# The First Annual Chronicles-ProGamer Gaming Awards



## McMurphy (Jan 24, 2007)

I invite you to take part in the very first _*Chronicles/ProGamerForums Gaming Awards*_.  The categories this year are as follows:

-Best Game for _*Gameboy Advanced*_
-Best Game for _*Nintendo DS*_
-Best Game for _*Playstation Portable*_
-Best Game for _*Gamecube*_
-Best Game for _*Playstation 2*_
-Best Game for _*Xbox*_
-Best Game for _*Xbox 360*_
-Best Game for _*Playstation 3*_
-Best Game for *Nintendo Wii*
-Best Game for the _*PC*_

To vote, merely click on the links posted above.  You will find a voting poll and a reference image associated with each game set up.  

The polls will close one month from this date. An easy reference post/article will be posted afterwards on this forum.

Who needs the Oscars?


----------



## Lenny (Jan 24, 2007)

It's not fair, putting the PS3 link up. 

But who gives a damn! IGN: Euro PS3 Details Primed for Midnight

And now to vote.


----------



## McMurphy (Jan 24, 2007)

Heh, I can already tell that some people are going to be a bit disappointed in not seeing every game that has come out last year as poll options.  

By all means, if there is a game that you feel is more deserving than the poll options given to you, use the thread associated with that poll to post your "written in" choice.


----------



## Lenny (Jan 24, 2007)

To be perfectly honest, the PS3 poll comes pretty close to every game released. In fact, it's only missing 6 or 7.


----------



## McMurphy (Jan 24, 2007)

Now you are just tempting me into a Playstation 3 rant.


----------



## Lenny (Jan 24, 2007)

And why not? Everyone needs one once in a while. 

For or Against?


----------



## McMurphy (Jan 25, 2007)

Against.  The funny thing is that, if you go back far enough in the posts, I was on board with the next Playstation system.  Between the time that post was made and the press releases by the company representatives, my opinion puckered, and I think it is largely due with the arrogance behind the pricing and the company's claims of intent.  Instead of embracing the amazing success they had with the Playstation 2---a system that out sold all of its competition combined---by gathering furthered loyality, Sony has attempted, in my opinion, to see how many more dollars they can squeeze out of their customers due to a belief that the next Playstation system is to the average gamer like an utility.


----------



## Lenny (Jan 25, 2007)

I haven't had a good debate with someone who's against the PS3 for ages... and I don't want to be one to defend Sony - at least there are PS3's in America. They may have announced the final dates and whatnot for Europe, but we still don't have any.

I would say, "Start a thread, and I'll have at you, one-on-one", but that would mean defending Sony's actions to the death.
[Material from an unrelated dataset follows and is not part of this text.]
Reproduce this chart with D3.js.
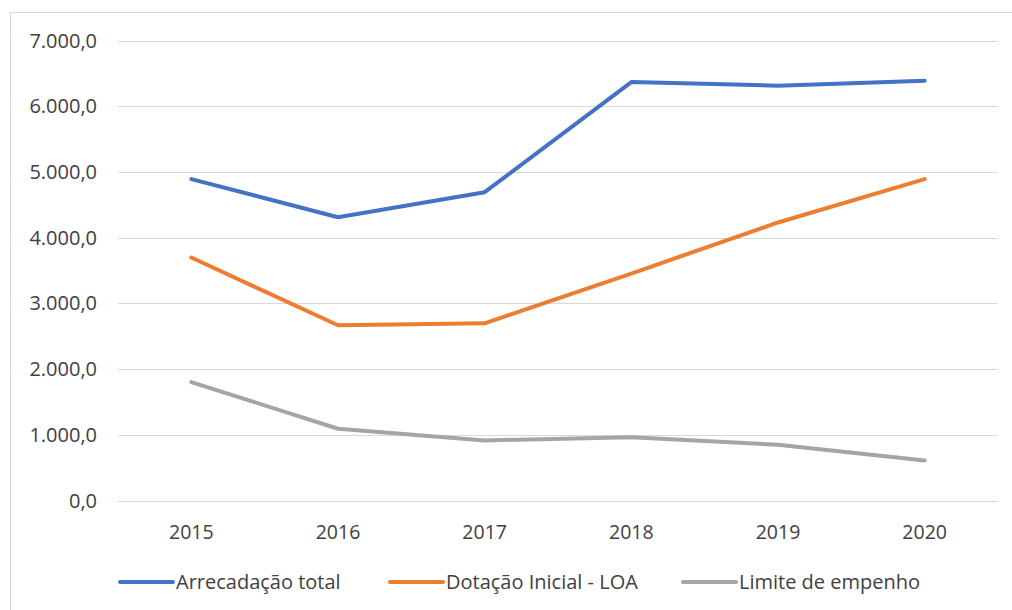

I'll speak for some of them, but others are just plain idiocy.

Before I pop off to bed, quick question - you're not a PS3 fan, that's for sure, what about a 360 fan? Most people on the internet are either extremely anti-PS3, or anti-360. I'm sorry to say that I fall into the anti-360 camp. What about you?


----------



## McMurphy (Jan 25, 2007)

I am pretty undecided when it comes to the Xbox in general.  The most paramount reason I haven't really considered a purchase of the Xbox or Xbox360 is because they have yet to offer any game that I feel I am missing out on.  Don't get me wrong:  there are clearly some great games out on the system, but they are of genres I don't traditionally take part in; namely, I am referring to first person shooters and sports franchise games.

Jeez, the last first person shooter I bought was back in the N64 days, and that game was Turok.  The last sports game I purchased was a FIFA soccer game for PS2, and it has since been sold.


----------



## Lenny (Jan 25, 2007)

I know what you mean.

Look at Halo 3, GoW... amazing games. The graphics are beyond beautiful... but they're just not the right sort of game.

I've never been one for FPS, or driving/sports games and whatnot, yet I'm hoping to get Resistance and Motorstorm (as well as Oblivion) at the PS3 launch, and then HL2: Orange Box when it comes out, as well as MGS4 later on in the year.

I traditionally play things like Spyro on the PS1, and KH/2 on the PS2. And FFX whenever I can borrow it from my friend.

You know, I think I've just lost the entire plot of my post... ignore my ramblings until I remember the point I was going to make.


----------